Brandon Hernández 9 a.m., March 17
Cross-Country Skiing, Christmas Berry, and Tree Aloes
Cross-Country Skiers are in for a short-lived treat late this month through February. As the clouds are clearing, you may be able to take advantage of good skiing conditions along Highway 79 through Cuyamaca Rancho State Park and along Sunrise Highway through the Laguna Mountain Recreation Area. More limited opportunities for cross-country skiing may briefly exist on Palomar Mountain. Farther north in Southern California and higher in elevation, the forested crests of the San Gabriel, San Bernardino, and San Jacinto Mountains offer more dependably good snow conditions.
Toyon, or "Christmas-berry," one of the more distinctive shrubs of Southern California's native chaparral plant community, are now flaunting clusters of bright red berries.
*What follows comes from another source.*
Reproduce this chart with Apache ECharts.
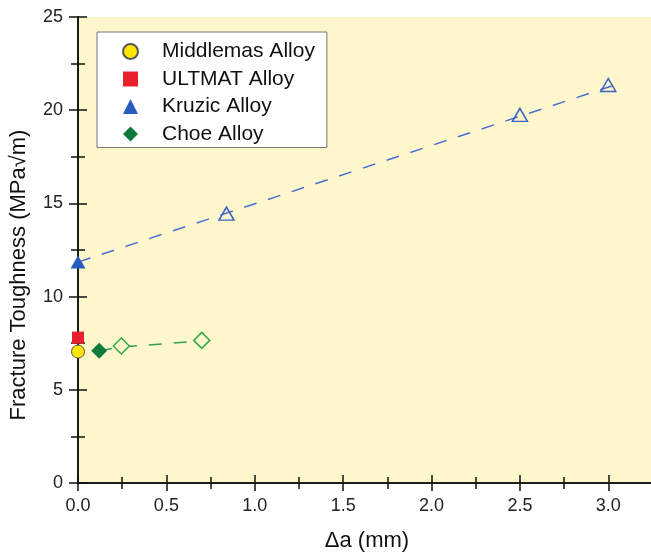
<!DOCTYPE html>
<html>
<head>
<meta charset="utf-8">
<script src="https://cdn.jsdelivr.net/npm/echarts@6/dist/echarts.min.js"></script>
<style>
  html, body { margin: 0; padding: 0; background: #fff; }
  #chart { width: 651px; height: 552px; }
</style>
</head>
<body>
<div id="chart"></div>
<script>
// values: [delta a (mm), toughness (MPa sqrt m)]
var middlemas = [[0, 7.05]];
var ultmat = [[0, 7.8]];
var kruzicStart = [[0, 11.85]];
var kruzicOpen = [[0.84, 14.45], [2.5, 19.75], [3.0, 21.35]];
var kruzicFit = [[0, 11.85], [3.02, 21.3]];
var choeStart = [[0.12, 7.1]];
var choeOpen = [[0.245, 7.35], [0.7, 7.65]];
var choeFit = [[0.12, 7.1], [0.245, 7.3], [0.7, 7.62]];
var legendNames = ['Middlemas Alloy', 'ULTMAT Alloy', 'Kruzic Alloy', 'Choe Alloy'];

var FONT = '"Liberation Sans", Arial, sans-serif';
var chart = echarts.init(document.getElementById('chart'));

var XMAX = 3.27;
var lineBlack = { show: true, lineStyle: { color: '#111', width: 1.6 } };
var tickStyle = { color: '#111', width: 1.5 };

var option = {
  animation: false,
  backgroundColor: '#fff',
  grid: {
    left: 78, top: 17, right: -5, bottom: 69,
    outerBoundsMode: 'none',
    show: true, backgroundColor: '#FFF7CC', borderWidth: 0
  },
  legend: {
    data: legendNames,
    orient: 'vertical',
    left: 97, top: 32,
    width: 232,
    padding: [9, 12, 3, 25],
    itemGap: 6.5,
    itemWidth: 15, itemHeight: 15,
    backgroundColor: '#fff',
    borderColor: '#777', borderWidth: 1,
    textStyle: { fontFamily: FONT, fontSize: 21, color: '#111', padding: [0, 0, 0, 19] }
  },
  xAxis: [
    { // bottom, labels and outward ticks
      type: 'value', min: 0, max: XMAX, interval: 0.5,
      position: 'bottom',
      name: '\u0394a (mm)', nameLocation: 'middle', nameGap: 47,
      nameTextStyle: { fontFamily: FONT, fontSize: 22, color: '#111' },
      axisLine: lineBlack,
      axisTick: { show: true, inside: false, length: 7, lineStyle: tickStyle },
      axisLabel: { fontFamily: FONT, fontSize: 18, color: '#222', margin: 14,
        showMaxLabel: false,
        formatter: function (v) { return v > 3.1 ? '' : v.toFixed(1); } },
      splitLine: { show: false }
    },
    { // bottom, inward ticks + minor
      type: 'value', min: 0, max: XMAX, interval: 0.5,
      position: 'bottom', gridIndex: 0,
      axisLine: { show: false },
      axisTick: { show: true, inside: true, length: 8, lineStyle: tickStyle },
      minorTick: { show: true, splitNumber: 2, length: 6, lineStyle: tickStyle },
      axisLabel: { show: false },
      splitLine: { show: false }
    },
    { // top frame
      type: 'value', min: 0, max: XMAX, interval: 0.5,
      position: 'top', gridIndex: 0,
      axisLine: lineBlack,
      axisTick: { show: true, inside: true, length: 8, lineStyle: tickStyle },
      minorTick: { show: true, splitNumber: 2, length: 6, lineStyle: tickStyle },
      axisLabel: { show: false },
      splitLine: { show: false }
    }
  ],
  yAxis: [
    { // left, labels and outward ticks
      type: 'value', min: 0, max: 25, interval: 5,
      position: 'left',
      name: 'Fracture Toughness (MPa\u221Am)', nameLocation: 'middle', nameGap: 48,
      nameTextStyle: { fontFamily: FONT, fontSize: 22, color: '#111', padding: [0, 50, 0, 0] },
      axisLine: lineBlack,
      axisTick: { show: true, inside: false, length: 9, lineStyle: tickStyle },
      axisLabel: { fontFamily: FONT, fontSize: 18, color: '#222', margin: 15 },
      splitLine: { show: false }
    },
    { // left, inward ticks + minor
      type: 'value', min: 0, max: 25, interval: 5,
      position: 'left', gridIndex: 0,
      axisLine: { show: false },
      axisTick: { show: true, inside: true, length: 9, lineStyle: tickStyle },
      minorTick: { show: true, splitNumber: 2, length: 7, lineStyle: tickStyle },
      axisLabel: { show: false },
      splitLine: { show: false }
    },
    { // right frame
      type: 'value', min: 0, max: 25, interval: 5,
      position: 'right', gridIndex: 0,
      axisLine: lineBlack,
      axisTick: { show: true, inside: true, length: 9, lineStyle: tickStyle },
      minorTick: { show: true, splitNumber: 2, length: 7, lineStyle: tickStyle },
      axisLabel: { show: false },
      splitLine: { show: false }
    }
  ],
  series: [
    {
      name: 'Kruzic fit', type: 'line', data: kruzicFit, symbol: 'none', z: 2,
      lineStyle: { color: '#4A6CD4', width: 1.5, type: [13, 12] }
    },
    {
      name: 'Choe fit', type: 'line', data: choeFit, symbol: 'none', z: 2,
      lineStyle: { color: '#2EA050', width: 1.5, type: [13, 12] }
    },
    {
      name: 'Kruzic open', type: 'scatter', data: kruzicOpen, symbol: 'triangle', symbolSize: [15, 13], z: 3,
      itemStyle: { color: 'rgba(0,0,0,0)', borderColor: '#3A62C8', borderWidth: 1.5, opacity: 1 }
    },
    {
      name: 'Choe open', type: 'scatter', data: choeOpen, symbol: 'diamond', symbolSize: 16, z: 3,
      itemStyle: { color: '#FFF7CC', borderColor: '#2EA84A', borderWidth: 1.5, opacity: 1 }
    },
    {
      name: 'Middlemas Alloy', type: 'scatter', data: middlemas, symbol: 'circle', symbolSize: 13, z: 5,
      itemStyle: { color: '#FFE600', borderColor: '#555', borderWidth: 1, opacity: 1 }
    },
    {
      name: 'ULTMAT Alloy', type: 'scatter', data: ultmat, symbol: 'rect', symbolSize: 12, z: 4,
      itemStyle: { color: '#E8202C', opacity: 1 }
    },
    {
      name: 'Kruzic Alloy', type: 'scatter', data: kruzicStart, symbol: 'triangle', symbolSize: [15, 13], z: 4,
      itemStyle: { color: '#2A5CC0', opacity: 1 }
    },
    {
      name: 'Choe Alloy', type: 'scatter', data: choeStart, symbol: 'diamond', symbolSize: 16, z: 4,
      itemStyle: { color: '#0E7A3A', opacity: 1 }
    }
  ]
};

chart.setOption(option);
</script>
</body>
</html>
In coastal San Diego, toyon can be found wherever large patches of native vegetation survive, but especially in the thick chaparral covering some north-facing slopes. Toyon branches may look inviting to cut as a Christmas wreath -- but they're protected by California state law.
Tree Aloes, the familiar succulent plants with red-hot-poker-like flower clusters, are at their showy best in January. Large clumps of aloes can be seen at La Jolla Cove, Mission San Diego de Alcalá, and scattered along the embankments overlooking Highway 163 in Balboa Park.